Sure, there are racists out there. There are voters who won't vote for Obama because of his skin color, sure as there are those who will vote for him because of it. I figure that's a wash. The fact that Obama's got us looking at the candidate Barack Obama instead of as the black candidate Barack Obama is an accomplishment, and I'd look at what he's done as a success, even if he'd lost the nomination contest.
The "Iron my shirt" thing always struck me as fishy, and as too perfect for a Clinton event, particularly considering how they managed to get past security with such a large sign and right into the front row at the event. Candidates' handlers are too media savvy to let things like this happen.
Regardless, Clinton's soaring feminist rhetoric probably turned a lot of voters off. I think voters are ready to vote for a female president, just as they're voting for female governors, senators and congresswomen. But having observed the successful campaigns of Claire McCaskill, Amy Klobuchar, Jodi Rell, Christine Gregoire, Kathleen Sebelius, Christine Todd Whitman and others, I have to say I don't recall any of those candidates telling voters, "It's about time we got a woman in this office!" Voters don't want to hear it.
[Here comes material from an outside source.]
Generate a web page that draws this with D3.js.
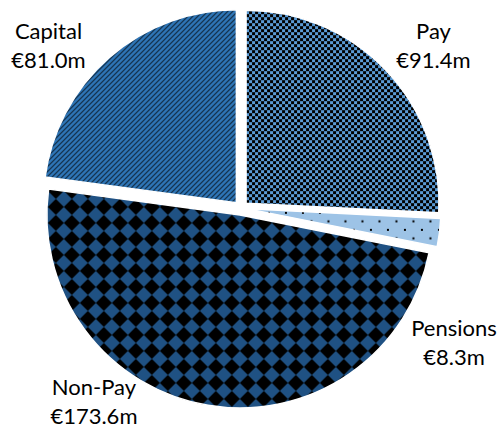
<!DOCTYPE html>
<html>
<head>
<meta charset="utf-8">
<script src="https://cdn.jsdelivr.net/npm/d3@7"></script>
<style>
  body { margin: 0; background: #fff; }
  text { font-family: Lato, "Open Sans", sans-serif; fill: #000; }
</style>
</head>
<body>
<svg id="chart" width="500" height="428"></svg>
<script>
// Spending breakdown, €m
const categories = ["Pay", "Pensions", "Non-Pay", "Capital"];
const values = [91.4, 8.3, 173.6, 81.0];
const valueLabels = ["€91.4m", "€8.3m", "€173.6m", "€81.0m"];
const fills = ["url(#pat-check)", "url(#pat-dots)", "url(#pat-diamond)", "url(#pat-diag)"];

// label placement: angle (deg, clockwise from 12 o'clock) and distance from pie centre
const labelLayout = [
  { angle: 51.2, dist: 247 },
  { angle: 123.7, dist: 256 },
  { angle: 216.2, dist: 249 },
  { angle: 308.8, dist: 247 }
];

const cx = 241, cy = 208, R = 193, explode = 7;

const svg = d3.select("#chart");
const defs = svg.append("defs");

// checkerboard: black and light blue
const pc = defs.append("pattern").attr("id", "pat-check").attr("patternUnits", "userSpaceOnUse")
  .attr("width", 6).attr("height", 6);
pc.append("rect").attr("width", 6).attr("height", 6).attr("fill", "#000");
pc.append("rect").attr("x", 0).attr("y", 0).attr("width", 3).attr("height", 3).attr("fill", "#5B9BD5");
pc.append("rect").attr("x", 3).attr("y", 3).attr("width", 3).attr("height", 3).attr("fill", "#5B9BD5");

// sparse dots on pale blue
const pd = defs.append("pattern").attr("id", "pat-dots").attr("patternUnits", "userSpaceOnUse")
  .attr("width", 17).attr("height", 17);
pd.append("rect").attr("width", 17).attr("height", 17).attr("fill", "#9DC3E6");
pd.append("rect").attr("x", 3).attr("y", 3).attr("width", 2).attr("height", 2).attr("fill", "#000");
pd.append("rect").attr("x", 11.5).attr("y", 11.5).attr("width", 2).attr("height", 2).attr("fill", "#000");

// solid diamond: black diamonds on dark blue
const pm = defs.append("pattern").attr("id", "pat-diamond").attr("patternUnits", "userSpaceOnUse")
  .attr("width", 16).attr("height", 16);
pm.append("rect").attr("width", 16).attr("height", 16).attr("fill", "#1F5183");
pm.append("path").attr("d", "M8,0 L16,8 L8,16 L0,8 Z").attr("fill", "#000");

// upward diagonal lines on mid blue
const pg = defs.append("pattern").attr("id", "pat-diag").attr("patternUnits", "userSpaceOnUse")
  .attr("width", 5).attr("height", 5);
pg.append("rect").attr("width", 5).attr("height", 5).attr("fill", "#2E75B6");
[[4, 0], [3, 1], [2, 2], [1, 3], [0, 4]].forEach(([x, y]) =>
  pg.append("rect").attr("x", x).attr("y", y).attr("width", 1).attr("height", 1).attr("fill", "#000"));

const pie = d3.pie().sort(null).value(d => d)(values);
const arc = d3.arc().innerRadius(0).outerRadius(R);

const g = svg.append("g").attr("transform", `translate(${cx},${cy})`);

g.selectAll("path.slice")
  .data(pie)
  .join("path")
  .attr("class", "slice")
  .attr("d", arc)
  .attr("fill", (d, i) => fills[i])
  .attr("stroke", "#fff")
  .attr("stroke-width", 1.5)
  .attr("transform", d => {
    const a = (d.startAngle + d.endAngle) / 2;
    return `translate(${explode * Math.sin(a)},${-explode * Math.cos(a)})`;
  });

const labels = g.selectAll("g.label")
  .data(pie)
  .join("g")
  .attr("class", "label")
  .attr("transform", (d, i) => {
    const a = labelLayout[i].angle * Math.PI / 180;
    const r = labelLayout[i].dist;
    return `translate(${r * Math.sin(a)},${-r * Math.cos(a)})`;
  });

labels.append("text")
  .attr("text-anchor", "middle")
  .attr("font-size", 22)
  .attr("y", -14)
  .text((d, i) => categories[i]);
labels.append("text")
  .attr("text-anchor", "middle")
  .attr("font-size", 22)
  .attr("y", 15)
  .text((d, i) => valueLabels[i]);
</script>
</body>
</html>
If a candidate identifies too strongly with a particular group, it's going to turn off voters who are not members of that group. Announcing that "It's about time we put a woman in this office" isn't going to sway the voters out there who are uncomfortable with having a woman in this office. Similarly, a black candidate could run into the same snarl, which is why Barack Obama was able to knock out the establishment candidate and overcome her, even though she had the party elders and colossal name recognition on her side.
Frankly, when it comes to equal rights for the sexes, I feel that Hillary Clinton has failed the cause, which I believe in, myself. I think the voters are ready to vote for a woman, just as they're ready to vote for a black. They just don't like being told that they should be. Overcoming sexism and racism has to be done by showing, not telling, because no one's going to feel that they're past their old attitudes unless they feel they've rejected sexism and racism on their own. Black and female presidential candidates show that members of these genders can do the job, which is what the voters want to know. They know that it's a hard job, and they want more than just a symbol running the country for the next four to eight years. Hillary Clinton declared that she is such a symbol every time she talked about how it's time to put a woman in the White House. She needed to make this about policy and ideas, and she didn't—until it was too late. Barack Obama didn't run as "the first black president," and God bless him for it: that's how we get our first black president. Saying you're running to be "the first black president" sends off an alarm in a lot of people's brains that says, "You're being excluded! Better get another white guy in office!" which is why Hillary Clinton frequently brought up Obama's race during the debates: she knew that talking about race would lower his stock. "I want to make history" is an arrogant, self-indulgent claim to make; "I want to be a decent president" is modest enough, and is all we've ever wanted to hear from our candidates, even when they were all just white guys.
Maybe I'm being a little too harsh on Clinton by saying she failed the cause of equal rights. Maybe it's more accutate to say I don't think she served it as well as she could have. She might have done better if she'd not made such a big deal about being the first woman president, but the fact that we had a woman out there so prominently on the campaign trail has no doubt helped to pave the way for the next woman who runs. Plus she had the bad luck to be tied to a White House that represents the past at a time when voters are yearning for a new direction—a new frontier, if you will.
It's ironic that the 2008 election is occurring at a time when Americans are decidedly worn out by identity politics, even though the two most successful Democratic candidates are a black man and a white woman. The Obama campaign has been successful for many reasons, but avoiding identity politics has been key, and will probably be used as a model for future minority (and female) candidates.
It's also the first presidential election since 1988 where there hasn't been a Baby Boomer as the presidential candidate. (Yes, you can argue that Obama, born in 1961, was part of the birth-rate surge that was called the Baby Boom, but culturally, is part of the generation that followed it. Really, how many eight-year-olds were at Woodstock, anyway?) I think the Boomers would resent any ticket without one of theirs on it, so I suspect that both candidates' running mates are going to be Boomers. Of course, many of politicians these days were born between 1946 and 1960, anyway, so that doesn't seem to be much of a stretch, but I think it's probably essential to both campaigns if they want to do reasonably well this year.